I ended up working in retail part time, all the time relying on overtime to make up my meagre wages while they refused to give me a full time contract. I learned long ago that when it comes to retail, those three little words "must be flexible" mean "must be available at our beck and call". After four years I had enough of it and so got a full time with one of their rivals. That though didn't last and I got the sack after less than two months. I then got a job in an insurance office as a Motor Vehicle Inspections Controller (telephoning policy holders whose cars had been involved in accidents t0 arrange an inspection and/or valuation), and that is when my luck began to change.

It was around this time that I first discovered spirituality, and the rest as they say is history. After I left the insurance office (they relocated to the west country), I went back into retail, as Manageress of a kitchen and bathroom showroom, until my Mum died at the end of 1999. It was then that I gave up work in order to initially study crystal therapy, and later to write my book.

Seeing the son there on Friday again today, felt very strange and made the memories of those six years and what his father did come flooding back. I know it is not his or his wife's fault, but I felt really quite awkward and embarrassed to be reminded of who I was back then. You see, I did not like who was I then, and I do not want to be reminded of that. I realise of course that those experiences have shaped me into the person that I am, and I should in many ways be grateful for it, but still it feels awkward, especially since she wants to actually stock copies of my book in her shop.

The thing that made me feel the most awkward was when Mr C Senior and his wife, B came into the Sanctuary at one point.
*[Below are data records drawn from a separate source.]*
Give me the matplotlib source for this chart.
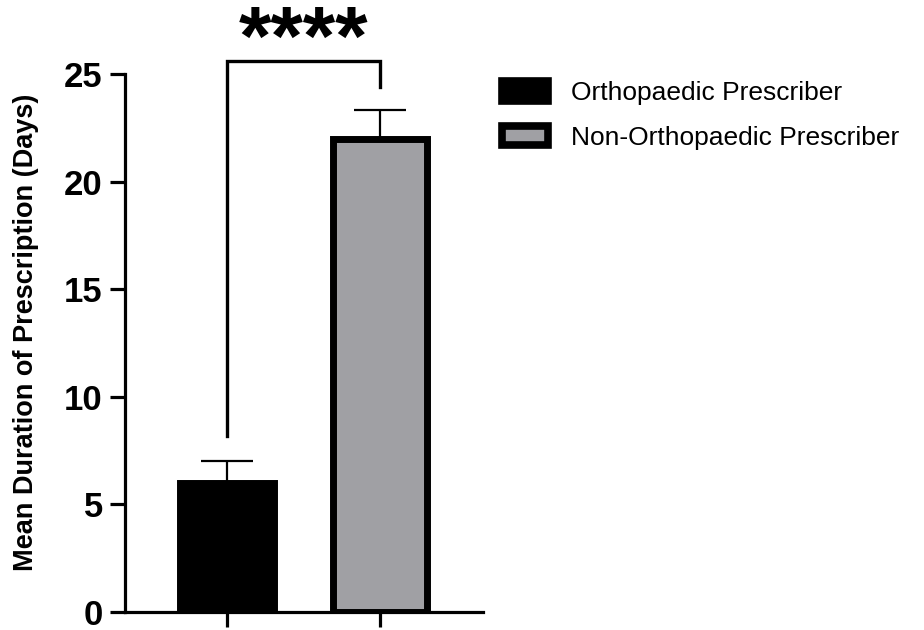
import matplotlib.pyplot as plt
from matplotlib.patches import Patch

plt.rcParams['font.family'] = ['Liberation Sans', 'DejaVu Sans']

# 数据
groups = ['Orthopaedic Prescriber', 'Non-Orthopaedic Prescriber']
means = [6.0, 22.0]
errors = [1.0, 1.33]
colors = ['black', '#a0a0a4']
# 显著性标注：左端底部、顶部、右端底部
bracket = [8.2, 25.6, 24.4]
stars = '****'
ylabel = 'Mean Duration of Prescription (Days)'

fig = plt.figure(figsize=(9.24, 6.3), dpi=100)
ax = fig.add_axes([125 / 924, 18 / 630, 358 / 924, 538 / 630])

x = [0, 1]
ax.bar(x, means, width=0.62, color=colors, edgecolor='black', linewidth=5, zorder=2)
for xi, m, e in zip(x, means, errors):
    ax.errorbar(xi, m, yerr=[[0], [e]], fmt='none', ecolor='black',
                elinewidth=1.6, capsize=18.5, capthick=1.6, zorder=1)

# 括号和星号
ax.plot([0, 0, 1, 1], [bracket[0], bracket[1], bracket[1], bracket[2]],
        color='black', linewidth=2.4, clip_on=False, solid_joinstyle='miter')
ax.text(0.5, 26.45, stars, ha='center', va='center', fontsize=60,
        fontweight='bold')

ax.set_xlim(-0.667, 1.673)
ax.set_ylim(0, 25)
ax.set_yticks([0, 5, 10, 15, 20, 25])
ax.set_xticks(x)
ax.set_xticklabels(['', ''])

for s in ['top', 'right']:
    ax.spines[s].set_visible(False)
for s in ['left', 'bottom']:
    ax.spines[s].set_linewidth(2.3)
ax.tick_params(axis='both', width=2.3, length=11)
ax.tick_params(axis='y', pad=5)

for label in ax.get_yticklabels():
    label.set_fontsize(25)
    label.set_fontweight('bold')

ax.set_ylabel(ylabel, fontsize=19.5, fontweight='bold')
ax.yaxis.set_label_coords(-0.24, 0.52)

handles = [Patch(facecolor=c, edgecolor='black', linewidth=5.5) for c in colors]
fig.legend(handles, groups, loc='upper left', bbox_to_anchor=(502 / 924, 1 - 81 / 630),
           frameon=False, fontsize=19, handlelength=1.74, handleheight=0.76,
           handletextpad=0.87, labelspacing=0.78, borderaxespad=0, borderpad=0)

plt.savefig('out.png', dpi=100)
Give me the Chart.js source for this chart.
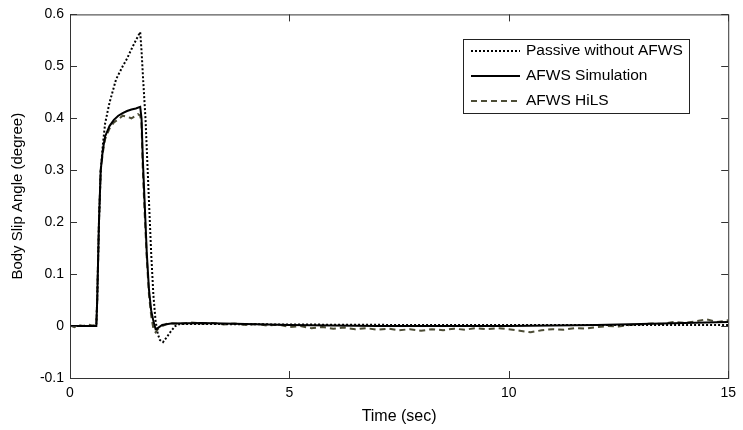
<!DOCTYPE html>
<html>
<head>
<meta charset="utf-8">
<script src="https://cdn.jsdelivr.net/npm/chart.js@4"></script>
<style>
  html, body { margin: 0; padding: 0; background: #fff; }
  #wrap { width: 743px; height: 430px; }
</style>
</head>
<body>
<div id="wrap"><canvas id="chart" width="743" height="430"></canvas></div>
<script>
// Passive without AFWS
const passiveTime = [0, 0.6, 0.62, 0.66, 0.7, 0.75, 0.8, 0.9, 1.05, 1.2, 1.3, 1.4, 1.5, 1.6, 1.63, 1.67, 1.72, 1.75, 1.8, 1.85, 1.9, 1.95, 2.0, 2.05, 2.12, 2.2, 2.3, 2.4, 2.5, 3, 5, 8, 10, 12, 14, 15];
const passiveVals = [0, 0, 0.05, 0.2, 0.3, 0.35, 0.39, 0.43, 0.475, 0.5, 0.515, 0.533, 0.55, 0.566, 0.53, 0.47, 0.4, 0.34, 0.24, 0.14, 0.06, 0.01, -0.015, -0.027, -0.031, -0.022, -0.01, 0, 0.004, 0.004, 0.003, 0.002, 0.002, 0.002, 0.002, 0.002];

// AFWS Simulation
const simTime = [0, 0.6, 0.62, 0.66, 0.7, 0.75, 0.8, 0.9, 1.0, 1.1, 1.2, 1.3, 1.4, 1.5, 1.6, 1.63, 1.66, 1.7, 1.75, 1.8, 1.85, 1.9, 1.95, 2.0, 2.1, 2.3, 3, 4, 5, 6, 7, 8, 9, 10, 11, 12, 13, 14, 15];
const simVals = [0, 0, 0.05, 0.2, 0.3, 0.34, 0.365, 0.385, 0.397, 0.405, 0.41, 0.414, 0.417, 0.419, 0.422, 0.4, 0.32, 0.24, 0.14, 0.07, 0.03, 0.01, -0.006, -0.004, 0.002, 0.005, 0.006, 0.004, 0.002, 0.001, 0, 0, 0, 0, 0.001, 0.002, 0.004, 0.006, 0.008];

// AFWS HiLS
const hilsTime = [0, 0.1, 0.2, 0.3, 0.4, 0.5, 0.58, 0.6, 0.62, 0.66, 0.7, 0.75, 0.8, 0.9, 1.0, 1.1, 1.2, 1.3, 1.4, 1.5, 1.55, 1.6, 1.63, 1.66, 1.7, 1.75, 1.8, 1.85, 1.9, 1.95, 2.0, 2.1, 2.2,
  2.25, 2.5, 2.75, 3.0, 3.25, 3.5, 3.75, 4.0, 4.25, 4.5, 4.75, 5.0, 5.25, 5.5, 5.75, 6.0, 6.25, 6.5, 6.75, 7.0, 7.25, 7.5, 7.75, 8.0, 8.25, 8.5, 8.75, 9.0, 9.25, 9.5, 9.75, 10.0, 10.25, 10.5, 10.75, 11.0, 11.25, 11.5, 11.75, 12.0, 12.25, 12.5, 12.75, 13.0, 13.25, 13.5, 13.75, 14.0, 14.25, 14.5, 14.75, 15.0];
const hilsVals = [0.001, -0.002, 0.002, 0, 0.003, 0.001, 0.002, 0.003, 0.05, 0.2, 0.3, 0.335, 0.36, 0.38, 0.392, 0.398, 0.405, 0.403, 0.4, 0.405, 0.408, 0.405, 0.39, 0.3, 0.22, 0.13, 0.06, 0.02, -0.005, -0.012, -0.006, 0, 0.004,
  0.006, 0.004, 0.007, 0.005, 0.006, 0.003, 0.005, 0.002, 0.004, 0.001, 0.003, -0.002, 0, -0.004, -0.002, -0.005, -0.003, -0.006, -0.004, -0.007, -0.005, -0.008, -0.006, -0.009, -0.006, -0.008, -0.005, -0.007, -0.004, -0.006, -0.004, -0.006, -0.009, -0.012, -0.008, -0.006, -0.007, -0.004, -0.005, -0.002, 0, -0.001, 0.002, 0.003, 0.005, 0.004, 0.008, 0.006, 0.009, 0.013, 0.008, 0.011];

const xTicks = [0, 5, 10, 15];
const yTicks = [-0.1, 0, 0.1, 0.2, 0.3, 0.4, 0.5, 0.6];

function pairs(t, v) {
  return t.map((x, i) => ({ x: x, y: v[i] }));
}

const FONT = "'Liberation Sans', Arial, sans-serif";

// box round the plot, with MATLAB-style inward ticks on all four sides
const boxPlugin = {
  id: 'box',
  afterDraw(chart) {
    const c = chart.ctx;
    const a = chart.chartArea;
    const xs = chart.scales.x, ys = chart.scales.y;
    c.save();
    c.strokeStyle = '#333';
    c.lineWidth = 1;
    c.strokeRect(a.left + 0.5, a.top + 0.5, a.right - a.left, a.bottom - a.top);
    c.beginPath();
    xTicks.forEach(v => {
      const px = Math.round(xs.getPixelForValue(v)) + 0.5;
      c.moveTo(px, a.bottom); c.lineTo(px, a.bottom - 7);
      c.moveTo(px, a.top); c.lineTo(px, a.top + 7);
    });
    yTicks.forEach(v => {
      const py = Math.round(ys.getPixelForValue(v)) + 0.5;
      c.moveTo(a.left, py); c.lineTo(a.left + 7, py);
      c.moveTo(a.right, py); c.lineTo(a.right - 7, py);
    });
    c.stroke();

    // legend box
    const lx = 463, ly = 39, lw = 226, lh = 74;
    c.fillStyle = '#fff';
    c.fillRect(lx, ly, lw, lh);
    c.strokeStyle = '#222';
    c.strokeRect(lx + 0.5, ly + 0.5, lw, lh);
    c.font = '15.5px ' + FONT;
    c.textBaseline = 'middle';
    c.fillStyle = '#000';
    chart.data.datasets.forEach((ds, i) => {
      const y = ly + 12 + i * 25;
      c.beginPath();
      c.strokeStyle = ds.borderColor;
      c.lineWidth = ds.borderWidth;
      c.setLineDash(ds.borderDash || []);
      c.moveTo(lx + 8, y);
      c.lineTo(lx + 57, y);
      c.stroke();
      c.setLineDash([]);
      c.fillText(ds.label, lx + 63, y);
    });
    c.restore();
  }
};

const ctx = document.getElementById('chart').getContext('2d');
const chart = new Chart(ctx, {
  type: 'line',
  data: {
    datasets: [
      {
        label: 'Passive without AFWS',
        data: pairs(passiveTime, passiveVals),
        borderColor: '#000',
        borderWidth: 2,
        borderDash: [2, 2]
      },
      {
        label: 'AFWS Simulation',
        data: pairs(simTime, simVals),
        borderColor: '#000',
        borderWidth: 2
      },
      {
        label: 'AFWS HiLS',
        data: pairs(hilsTime, hilsVals),
        borderColor: '#4d4d36',
        borderWidth: 2,
        borderDash: [6, 4]
      }
    ]
  },
  options: {
    responsive: false,
    animation: false,
    elements: { point: { radius: 0 }, line: { tension: 0 } },
    layout: { padding: { top: 12, right: 12, left: 0, bottom: 0 } },
    plugins: { legend: { display: false }, tooltip: { enabled: false } },
    scales: {
      x: {
        type: 'linear',
        min: 0, max: 15,
        afterBuildTicks: s => { s.ticks = xTicks.map(v => ({ value: v })); },
        afterFit: s => { s.height = 52; },
        grid: { display: false, drawTicks: false },
        border: { display: false },
        ticks: { padding: 7, color: '#000', font: { family: FONT, size: 14 }, maxRotation: 0 },
        title: { display: true, text: 'Time (sec)', color: '#000', font: { family: FONT, size: 16 }, padding: { top: 0 } }
      },
      y: {
        type: 'linear',
        min: -0.1, max: 0.6,
        afterBuildTicks: s => { s.ticks = yTicks.map(v => ({ value: v })); },
        afterFit: s => { s.width = 70; },
        grid: { display: false, drawTicks: false },
        border: { display: false },
        ticks: {
          padding: 6, color: '#000', font: { family: FONT, size: 14 },
          callback: v => Math.abs(v) < 1e-9 ? '0' : v.toFixed(1)
        },
        title: { display: true, text: 'Body Slip Angle (degree)', color: '#000', font: { family: FONT, size: 15 }, padding: { top: 9, bottom: 2 } }
      }
    }
  },
  plugins: [boxPlugin]
});
</script>
</body>
</html>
Of course they are both a lot older than when I knew them (early 70's) and the wife did not recognise me. Her husband definately did, as he stood by my table, about two feet away, staring at the name on my book cover and trying not to look at me. I can only surmise that he must still be carrying guilt from those times, and in a way so am I. I actually felt quite sorry for him, as he is now an old man, but at the same time, I was also aware of this great anger rising up inside up, and part of me that wanted to go and talk to him and tell him the consequences of what he did, and how it has affected my life. I chose not to though fkir two reasons; firstly I did not want to make a scene as his grandchildren were there, and secondly because I knew that if I did I would turning myself into a victim and a martyr and that is not a role that I want to be seen in, or experience.

The family though are back in my life for a reason, so I have a find a way of reconciling how I feel. I can see as well in way that the roles have reversed, as I am now, or soon will be, a business supplier rather than an employee. Of course though, it is the shop owner and daughter in law that I shall be dealing with rather than her husband or father in law, both of whom I worked for. Still, it seems strange how this all came about, and I can't help but wonder why they have come back into my life at this time and how best to deal with it?